Schon komisch, wie stark das patriarchalische System zu sein scheint, aber wie leicht es durch so banale Dinge zu erschüttern ist.

Yvee: (lacht) Es ist so zerbrechlich.
Ich glaube, du hattest mal gefragt, was ich tun würde, wenn ich keine Aktivistin wäre. Unter diesen Umständen würde ich ehrlich gesagt einfach ein Modelabel für Genderqueere und androgyne Menschen gründen, allein schon um Widerstand zu leisten und zu provozieren, was es wirklich bedeutet, Kleidung zu tragen, die zu einem passt und unter Umständen nicht unbedingt dem entspricht, was die Gesellschaft vorschreibt.

Was würdest du jungen queeren Feminist*innen, anderen Aktivist*innen und ganz allgemein jungen Menschen in Kenia, in Afrika, oder anderswo auf der Welt mit auf den Weg geben wollen?

Yvee: Ich wünschte mir eines, nämlich dass mir mit 19 Jahren, als ich meinen Weg begann, jemand erzählt hätte, ich solle gut für mich selbst sorgen. Diese Arbeit kann dich auffressen… Dass es in Ordnung ist, eine Pause einzulegen. Dass es in Ordnung ist, einen Schritt zurückzutreten. Dass es in Ordnung ist, gut für sich selbst zu sorgen und sich manchmal einfach abzumelden und das zu tun, was man gern macht, nur für sich. In dem Umfeld, aus dem ich stamme, wird Rastlosigkeit und Leiden ganz besonders glorifiziert: Diejenigen, die unermüdlich im Einsatz sind, werden als produktiv und erachtet, selbst wenn es der körperlichen und seelischen Gesundheit schadet. Tatsächlich entspringt dieses Gedankengut dem kapitalistischen System und es hat lange Zeit die Kultur beherrscht. Als ich mit dieser Arbeit anfing, habe ich ihr mein gesamtes Leben , mein ganzes Ich gewidmet und es hat mich fast aufgefressen.

Den jungen Aktivist*innen möchte ich also Folgendes mitgeben: Ja, lass uns diese Arbeit machen, sie muss getan werden. Wir sind hier, um zu versuchen, aus diesem Ort einen besseren zu machen, und das ist für sich genommen wirklich bewundernswert. Vergesst darüber jedoch nicht, gut für euch zu sorgen, euch Auszeiten zu nehmen und euch ein Unterstützungssystem aufzubauen. Kümmert euch um eure geistige Gesundheit, um euren Körper und kümmert euch umeinander. Auf diese Weise könnt ihr für lange Zeit starke und gefährliche Kämpferinnen an vorderster Front bleiben.

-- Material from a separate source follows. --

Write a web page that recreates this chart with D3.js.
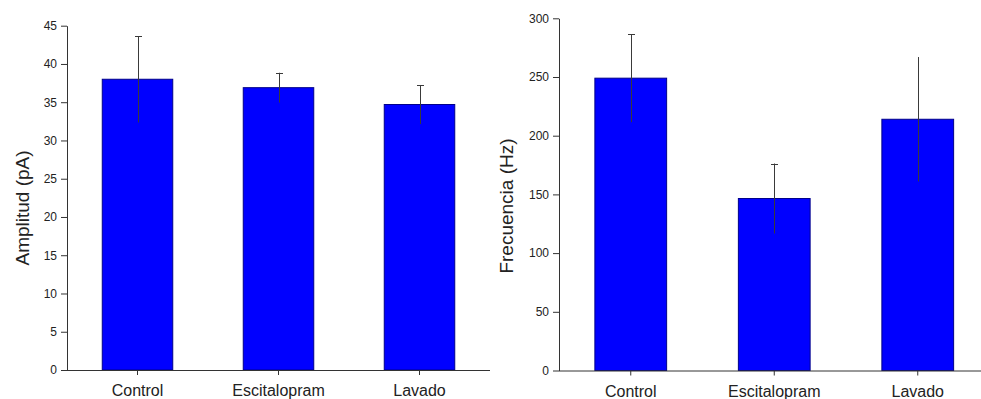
<!DOCTYPE html>
<html>
<head>
<meta charset="utf-8">
<script src="https://cdn.jsdelivr.net/npm/d3@7"></script>
<style>
  body { margin: 0; background: #fff; }
  svg { display: block; font-family: "Liberation Sans", Arial, sans-serif; }
</style>
</head>
<body>
<div id="chart"></div>
<script>
const categories = ["Control", "Escitalopram", "Lavado"]

const ampValues = [38.0, 36.9, 34.7]
const ampErrors = [5.65, 1.95, 2.55]
const ampTicks = [0, 5, 10, 15, 20, 25, 30, 35, 40, 45]

const freqValues = [249, 146.5, 214]
const freqErrors = [37.5, 29.8, 53]
const freqTicks = [0, 50, 100, 150, 200, 250, 300]

const width = 981
const height = 399

const svg = d3.select("#chart")
    .append("svg")
    .attr("width", width)
    .attr("height", height)

const drawPanel = function (opts){
    const g = svg.append("g")

    const x = d3.scaleBand()
        .domain(categories)
        .range([opts.left, opts.right])
        .paddingInner(0.5)
        .paddingOuter(0.25)

    const y = d3.scaleLinear()
        .domain([0, opts.max])
        .range([opts.bottom, opts.top])

    // bars
    g.append("g")
        .selectAll("rect")
        .data(opts.values)
        .join("rect")
        .attr("x", (d, i) => x(categories[i]))
        .attr("y", d => y(d))
        .attr("width", x.bandwidth())
        .attr("height", d => y(0) - y(d))
        .attr("fill", "#0000ff")
        .attr("stroke", "#00008b")
        .attr("stroke-width", 1)

    // error bars
    const err = g.append("g")
        .attr("stroke", "#3a3a3a")
        .attr("stroke-width", 1)
    opts.values.forEach((v, i) => {
        const cx = Math.round(x(categories[i]) + x.bandwidth() / 2) + 0.5
        err.append("line")
            .attr("x1", cx).attr("x2", cx)
            .attr("y1", y(v - opts.errors[i]))
            .attr("y2", y(v + opts.errors[i]))
        if (opts.caps[i]) {
            err.append("line")
                .attr("x1", cx - 3.5).attr("x2", cx + 3.5)
                .attr("y1", Math.round(y(v + opts.errors[i])) + 0.5)
                .attr("y2", Math.round(y(v + opts.errors[i])) + 0.5)
        }
    })

    // y axis
    g.append("g")
        .attr("transform", `translate(${opts.left},0)`)
        .call(d3.axisLeft(y).tickValues(opts.ticks).tickSize(6).tickSizeOuter(0).tickPadding(4))
        .call(a => a.selectAll("path, line").attr("stroke", "#333"))
        .call(a => a.selectAll("text")
            .attr("font-size", 12)
            .attr("font-family", "Liberation Sans, Arial, sans-serif")
            .attr("fill", "#222"))

    // x axis
    g.append("g")
        .attr("transform", `translate(0,${opts.bottom})`)
        .call(d3.axisBottom(x).tickSize(5).tickSizeOuter(0))
        .call(a => a.select(".domain").attr("d", `M${opts.left},0.5H${opts.axisEnd}`))
        .call(a => a.selectAll("path, line").attr("stroke", "#333"))
        .call(a => a.selectAll("text")
            .attr("y", 15)
            .attr("font-size", 16)
            .attr("font-family", "Liberation Sans, Arial, sans-serif")
            .attr("fill", "#222"))

    // y label
    g.append("text")
        .attr("transform", `translate(${opts.labelX},${opts.labelY}) rotate(-90)`)
        .attr("text-anchor", "middle")
        .attr("font-size", 19)
        .attr("fill", "#222")
        .text(opts.label)
}

drawPanel({
    values: ampValues, errors: ampErrors, ticks: ampTicks, max: 45,
    caps: [true, true, true],
    left: 67, right: 490, axisEnd: 490, top: 25.7, bottom: 370,
    label: "Amplitud (pA)", labelX: 29, labelY: 208
})

drawPanel({
    values: freqValues, errors: freqErrors, ticks: freqTicks, max: 300,
    caps: [true, true, false],
    left: 559, right: 989.5, axisEnd: 981, top: 18.3, bottom: 370.5,
    label: "Frecuencia (Hz)", labelX: 513, labelY: 206
})
</script>
</body>
</html>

Genau wie Audre Lorde uns daran erinnert hat, dass Selbstfürsorge politische Kriegsführung ist.

Yvee: Ganz genau. So ist es in der Tat. Und ich bin froh, dass diese Art von Diskurs jetzt auch im queeren Bereich stattfindet. Vor einigen Jahren war das allerdings noch nicht der Fall. Wir wollten nur Druck ausüben und nonstop voranpreschen. Deshalb, -  auch wenn ich jetzt vielleicht wie eine Schallplatte klinge, die einen Sprung hat - , sorgt bitte gut für euch, ganz besonders in Zeiten wie diesen, in denen das gesamte Dasein ein bisschen ungewiss und die Zukunft ein bisschen vage ist und wir bereits so viel Isolation erlebt haben. Es hat sich tatsächlich schon eine ganze Menge getan in unserem Dasein. Es ist gut, sich die Zeit zu nehmen, um mal tief durchzuatmen.